Write out the data below exactly as given, without any of its pictures.

-- BEGIN Source material --

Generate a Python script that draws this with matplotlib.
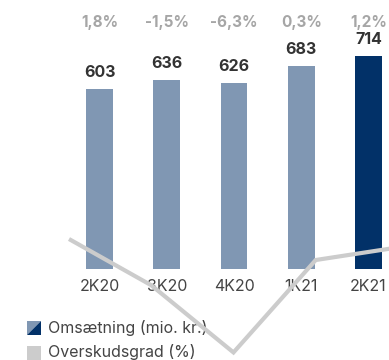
import matplotlib
matplotlib.use("Agg")
import matplotlib.pyplot as plt
from matplotlib.patches import Polygon, Rectangle

plt.rcParams['font.family'] = ['Inter', 'DejaVu Sans']

kvartaler = ["2K20", "3K20", "4K20", "1K21", "2K21"]
omsaetning = [603, 636, 626, 683, 714]
overskudsgrad = [1.8, -1.5, -6.3, 0.3, 1.2]
pct_tekst = ["1,8%", "-1,5%", "-6,3%", "0,3%", "1,2%"]

lys = "#8097b3"
moerk = "#023168"
graa = "#cccccc"

fig = plt.figure(figsize=(3.89, 3.60), dpi=100)

# søjler
ax = fig.add_axes([0, 0, 1, 1])
x = list(range(len(kvartaler)))
farver = [lys] * (len(x) - 1) + [moerk]
ax.bar(x, omsaetning, width=0.40, color=farver, zorder=2)
ax.set_xlim(-1.48, 4.305)
ax.set_ylim(-305, 903)
ax.axis("off")

for i, v in enumerate(omsaetning):
    ax.annotate(str(v), (i, v), xytext=(0, 6.5), textcoords="offset points",
                ha="center", va="bottom", fontsize=11.5, fontweight="bold",
                color="#333333")
    ax.text(i, 826, pct_tekst[i], ha="center", va="center", fontsize=11,
            fontweight="bold", color="#a6a6a6")
    ax.text(i, -58, kvartaler[i], ha="center", va="center", fontsize=11.5,
            color="#444444")

# overskudsgrad som linje oven på det hele
ax2 = fig.add_axes([0, 0, 1, 1], zorder=5)
ax2.patch.set_alpha(0)
ax2.plot(range(len(overskudsgrad)), overskudsgrad, color=graa, lw=3.0,
         solid_joinstyle="miter", solid_capstyle="butt")
ax2.set_xlim(-0.839, 3.891)
ax2.set_ylim(-6.84, 18.87)
ax2.axis("off")

# forklaring
W, H = 389.0, 360.0
def px(x0, y0):
    return (x0 / W, 1 - y0 / H)

x0, y0, s = 27, 321, 14
fig.patches.append(Polygon([px(x0, y0), px(x0 + s, y0), px(x0, y0 + s)],
                           closed=True, transform=fig.transFigure,
                           facecolor=lys, edgecolor="none"))
fig.patches.append(Polygon([px(x0 + s, y0), px(x0 + s, y0 + s), px(x0, y0 + s)],
                           closed=True, transform=fig.transFigure,
                           facecolor=moerk, edgecolor="none"))
fig.patches.append(Rectangle(px(x0, y0 + 25 + s), s / W, s / H,
                             transform=fig.transFigure,
                             facecolor=graa, edgecolor="none"))
fig.text(*px(48, 328), "Omsætning (mio. kr.)", va="center", fontsize=11.5,
         color="#444444")
fig.text(*px(48, 352), "Overskudsgrad (%)", va="center", fontsize=11.5,
         color="#444444")

fig.savefig("out.png", dpi=100)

-- END Source material --

(Task solution):
Generate a Python script that draws this with matplotlib.
import matplotlib
matplotlib.use("Agg")
import matplotlib.pyplot as plt
from matplotlib.patches import Polygon, Rectangle

plt.rcParams['font.family'] = ['Inter', 'DejaVu Sans']

kvartaler = ["2K20", "3K20", "4K20", "1K21", "2K21"]
omsaetning = [603, 636, 626, 683, 714]
overskudsgrad = [1.8, -1.5, -6.3, 0.3, 1.2]
pct_tekst = ["1,8%", "-1,5%", "-6,3%", "0,3%", "1,2%"]

lys = "#8097b3"
moerk = "#023168"
graa = "#cccccc"

fig = plt.figure(figsize=(3.89, 3.60), dpi=100)

# søjler
ax = fig.add_axes([0, 0, 1, 1])
x = list(range(len(kvartaler)))
farver = [lys] * (len(x) - 1) + [moerk]
ax.bar(x, omsaetning, width=0.40, color=farver, zorder=2)
ax.set_xlim(-1.48, 4.305)
ax.set_ylim(-305, 903)
ax.axis("off")

for i, v in enumerate(omsaetning):
    ax.annotate(str(v), (i, v), xytext=(0, 6.5), textcoords="offset points",
                ha="center", va="bottom", fontsize=11.5, fontweight="bold",
                color="#333333")
    ax.text(i, 826, pct_tekst[i], ha="center", va="center", fontsize=11,
            fontweight="bold", color="#a6a6a6")
    ax.text(i, -58, kvartaler[i], ha="center", va="center", fontsize=11.5,
            color="#444444")

# overskudsgrad som linje oven på det hele
ax2 = fig.add_axes([0, 0, 1, 1], zorder=5)
ax2.patch.set_alpha(0)
ax2.plot(range(len(overskudsgrad)), overskudsgrad, color=graa, lw=3.0,
         solid_joinstyle="miter", solid_capstyle="butt")
ax2.set_xlim(-0.839, 3.891)
ax2.set_ylim(-6.84, 18.87)
ax2.axis("off")

# forklaring
W, H = 389.0, 360.0
def px(x0, y0):
    return (x0 / W, 1 - y0 / H)

x0, y0, s = 27, 321, 14
fig.patches.append(Polygon([px(x0, y0), px(x0 + s, y0), px(x0, y0 + s)],
                           closed=True, transform=fig.transFigure,
                           facecolor=lys, edgecolor="none"))
fig.patches.append(Polygon([px(x0 + s, y0), px(x0 + s, y0 + s), px(x0, y0 + s)],
                           closed=True, transform=fig.transFigure,
                           facecolor=moerk, edgecolor="none"))
fig.patches.append(Rectangle(px(x0, y0 + 25 + s), s / W, s / H,
                             transform=fig.transFigure,
                             facecolor=graa, edgecolor="none"))
fig.text(*px(48, 328), "Omsætning (mio. kr.)", va="center", fontsize=11.5,
         color="#444444")
fig.text(*px(48, 352), "Overskudsgrad (%)", va="center", fontsize=11.5,
         color="#444444")

fig.savefig("out.png", dpi=100)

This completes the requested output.